A broad appeal for mercy, including by jurors, the judge from his original trial, a former prison director, ordinary people, and members of his family, fell on deaf ears.

The United States state of South Carolina put inmate Richard Moore to death by lethal injection on Friday.

“Mr Moore was sentenced to death for killing 42-year-old James Mahoney on September 16, 1999, as Mahoney worked at a Spartanburg convenience store,” said the Chrysti Shain of the state’s Department of Correction.

Issues raised in the appeal for clemency include the fact that Moore was unarmed when he entered the store.

The white clerk pulled a gun on him which he wrestled away. Mahoney then grabbed a second gun.

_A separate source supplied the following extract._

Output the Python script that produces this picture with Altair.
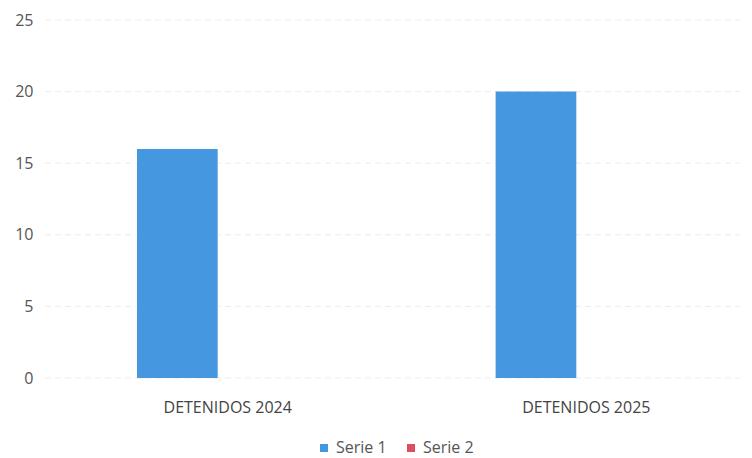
import altair as alt
import pandas as pd

categories = ["DETENIDOS 2024", "DETENIDOS 2025"]
serie1 = [16, 20]
serie2 = [0, 0]
series_names = ["Serie 1", "Serie 2"]
colors = ["#4598e0", "#d9505c"]
y_ticks = [0, 5, 10, 15, 20, 25]

rows = []
for i, c in enumerate(categories):
    rows.append({"cat": c, "serie": series_names[0], "val": serie1[i]})
    rows.append({"cat": c, "serie": series_names[1], "val": serie2[i]})
df = pd.DataFrame(rows)
grid_df = pd.DataFrame({"val": y_ticks})

font = "Open Sans"

y_scale = alt.Scale(domain=[0, 25], nice=False)

grid = alt.Chart(grid_df).mark_rule(color="#ececec", strokeDash=[6, 4], strokeWidth=1).encode(
    y=alt.Y("val:Q", scale=y_scale, title=None),
    x=alt.value(0),
    x2=alt.value(700),
)

bars = alt.Chart(df).mark_bar().encode(
    x=alt.X("cat:N", sort=categories, title=None,
            scale=alt.Scale(paddingInner=0.55, paddingOuter=0, range=[92, 612]),
            axis=alt.Axis(labelAngle=0, domain=False, ticks=False, grid=False,
                          labelPadding=21, labelFontSize=16, labelColor="#444",
                          labelFont=font, labelOffset=10)),
    xOffset=alt.XOffset("serie:N", sort=series_names, scale=alt.Scale(paddingInner=0, paddingOuter=0)),
    y=alt.Y("val:Q", title=None, scale=y_scale,
            axis=alt.Axis(values=y_ticks, domain=False, ticks=False, grid=False,
                          labelPadding=12, labelFontSize=16, labelColor="#555",
                          labelFont=font)),
    color=alt.Color("serie:N", sort=series_names,
                    scale=alt.Scale(domain=series_names, range=colors),
                    legend=alt.Legend(orient="none", legendX=271, legendY=420,
                                      direction="horizontal", title=None,
                                      symbolType="square", symbolSize=64, labelFontSize=16,
                                      labelColor="#555", labelFont=font,
                                      columnPadding=16, symbolStrokeWidth=0)),
)

chart = alt.layer(grid, bars).properties(
    width=695, height=358,
    autosize=alt.AutoSizeParams(type="none"),
    padding={"left": 37, "top": 12, "right": 0, "bottom": 80},
).configure_view(stroke=None)

chart.save("out.html", embed_options={"renderer": "svg", "actions": False})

As they scuffled, both men were shot, Moore in the arm and the shop assistant fatally in the chest with the first.

Moore’s lawyers said he was defending himself, and that no-one has been executed in the state in the past 50 years for a robbery that began unarmed and with no intention to kill.

They also noted that it was unfair that Moore, who was Black, was the only inmate on the state’s death row convicted by a jury without any African Americans.

His lawyers asked Republican Governor Henry McMaster to reduce his sentence to life in jail without parole because of his spotless prison record and willingness to be a mentor to other inmates.

But McMaster refused to grant clemency without giving any reasons why.

Moore’s execution comes amid rising opposition to the death penalty. South Carolina had not executed anyone in 13 years, but resumed killings last month.